Amr Keleg
Amr Keleg

Reputation: 336

Why isn't the following class doing shallow copy for the array arr?

I am implementing the following class for a stack based on arrays of fixed size:

class Stack{
    private:
        int arr[1000];
        int size;
    public:
        Stack(){ size=0; }
        int top(){
            assert(size>0);
            return arr[0];
        }
        void push(int v){ assert(size<1000); arr[size++] = v; }
        void pop(){ assert(size>0); size--; }
        bool empty(){ return size==0; }
        bool is_equal(Stack s){
            Stack c = *this;
            while(!c.empty() && !s.empty()){
                if (c.top() != s.top())
                    return false;
                c.pop();
                s.pop();
            }
            return c.empty() && s.empty();
        }
};

According to my knowledge the first line of the is_equal method will create another object (c) but the arr attribute will point to the same data of the original object. Thus popping data from c will affect the original stack's arr.

Surprisingly, this isn't happening.

The address of stack c's arr is different than the address of the original stack's arr and the data is copied correctly as if I have overloaded the assignment operator.

Am I missing something?

Upvotes: 0

Views: 102

Answers (2)

Remy Lebeau
Remy Lebeau

Reputation: 597166

According to my knowledge the first line of the is_equal method will create another object (c) but the arr attribute will point to the same data of the original object.

No, it will not. There is no such thing as making a shallow-copy of a fixed array. The elements of the array in this will be copied to the array in the new object c. Just as the elements of whatever Stack object you pass to is_equal() will be copied to the array in the s parameter since you are passing it by value.

If you really wanted to share the array, you would need to allocate the array dynamically using new[] or std::malloc() and then have Stack store a pointer to the array. Copying a pointer from one object to another would give you the shallow-copy semantics you are thinking of.

Thus popping data from c will affect the original stack's arr.

No, it won't, because c has its own array that is independent of the array in either s or this.

The address of stack c's arr is different than the address of the original stack's arr

Correct. Because they are separate arrays in memory.

the data is copied correctly as if I have overloaded the assignment operator.

Yes, because you did not implement your own copy constructor or copy assignment operator, so the compiler implicitly implemented them for you. The implicit implementation will copy the array elements from the source object's array to the destination object's array.
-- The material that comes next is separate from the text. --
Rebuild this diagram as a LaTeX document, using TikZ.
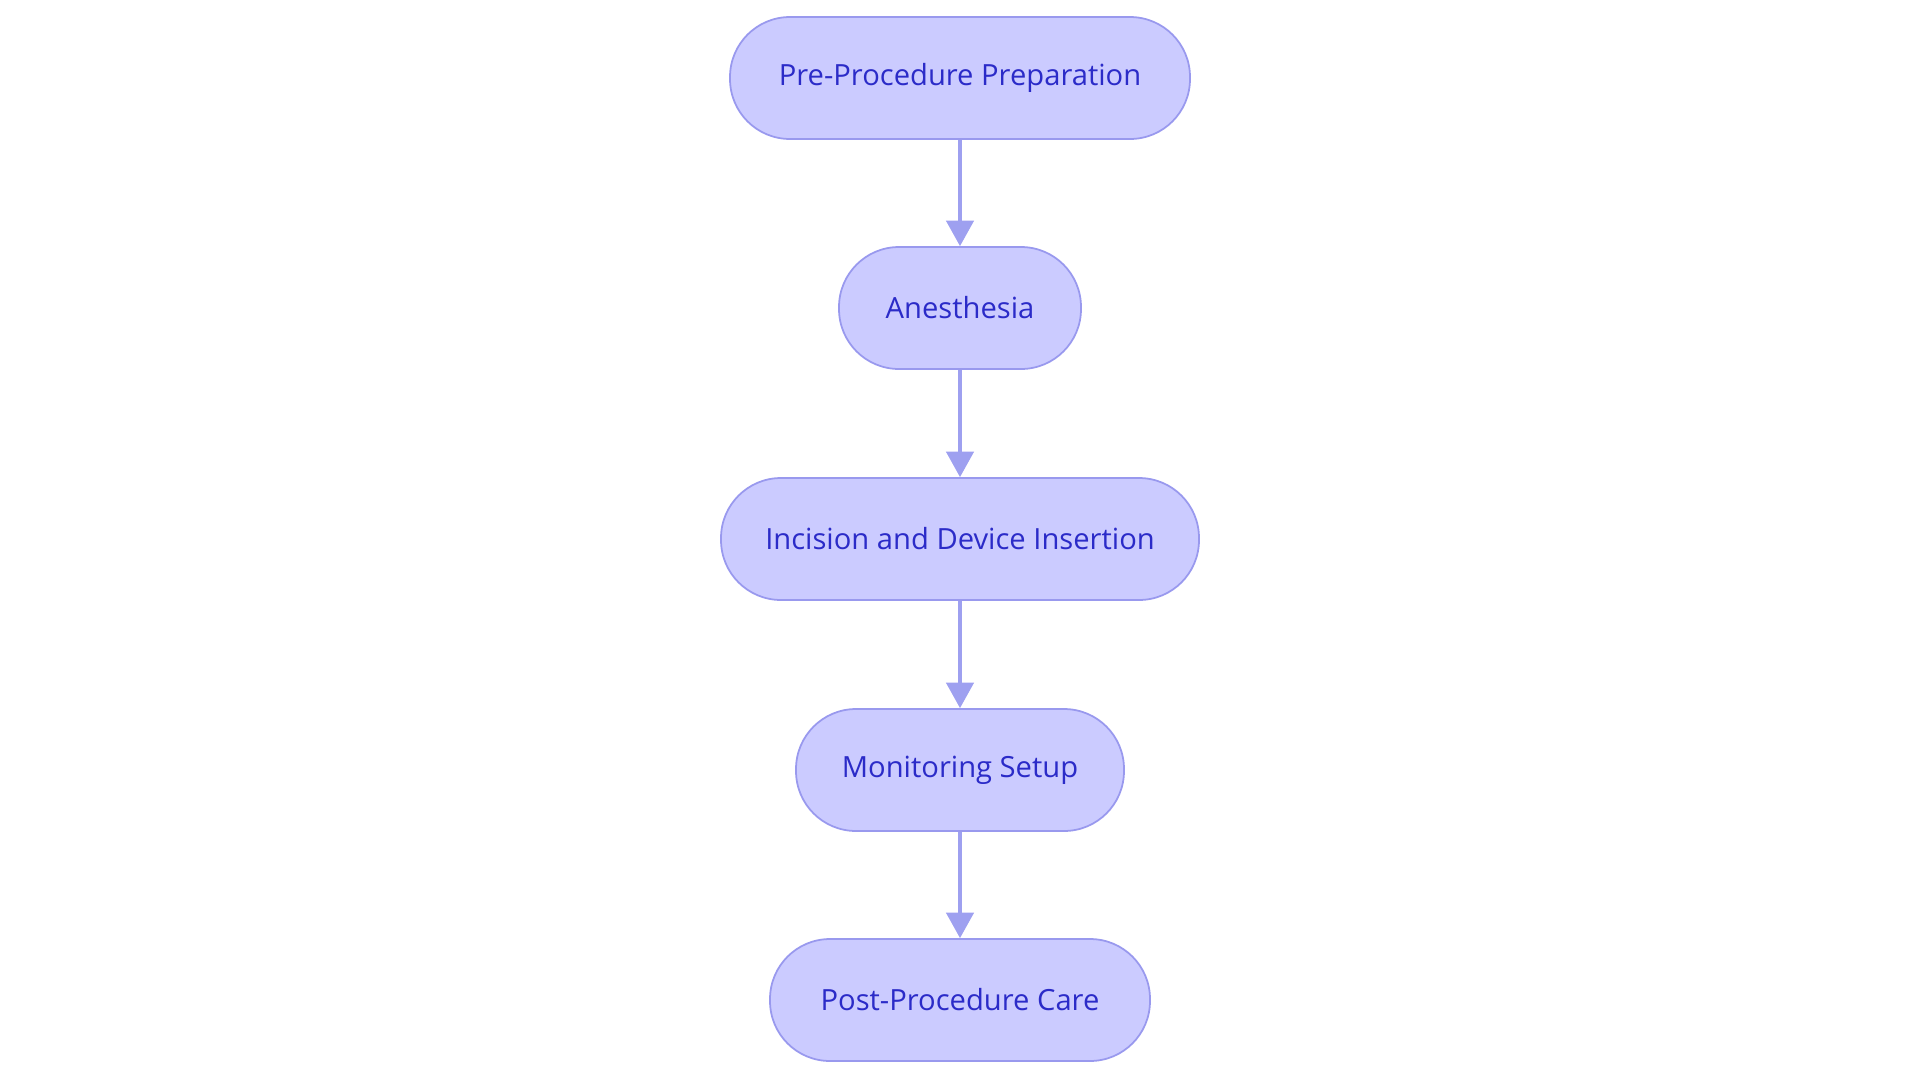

And BTW, your is_equal() can be implemented without having to make any copies at all:

class Stack {
    private:
        int arr[1000];
        int size;
    public:
        ...
        bool is_equal(const Stack &s) const {
            if (size != s.size)
                return false;
            for (int i = 0; i < size; ++i) {
                if (arr[i] != s.arr[i])
                    return false;
            }
            return true;
        }
        ...
};

Or simply:

#include <algorithm>

class Stack {
    private:
        int arr[1000];
        int size;
    public:
        ...
        bool is_equal(const Stack &s) const {
            // pre-C++14...
            return (size == s.size) && std::equal(arr, arr + size, s.arr);

            // C++14 and later...
            return std::equal(arr, arr + size, s.arr, s.arr + s.size);
        }
        ...
};

Upvotes: 0

Hatted Rooster
Hatted Rooster

Reputation: 36503

According to my knowledge the first line of the is_equal method will create another object (c) but the arr attribute will point to the same data of the original object. Thus popping data from c will affect the original stack's arr.

No, that's wrong. The Stack object will get copied and get its own storage. Copying an array means copying over all its elements to a different part in memory. c and *this are two different Stack objects with two different arrays.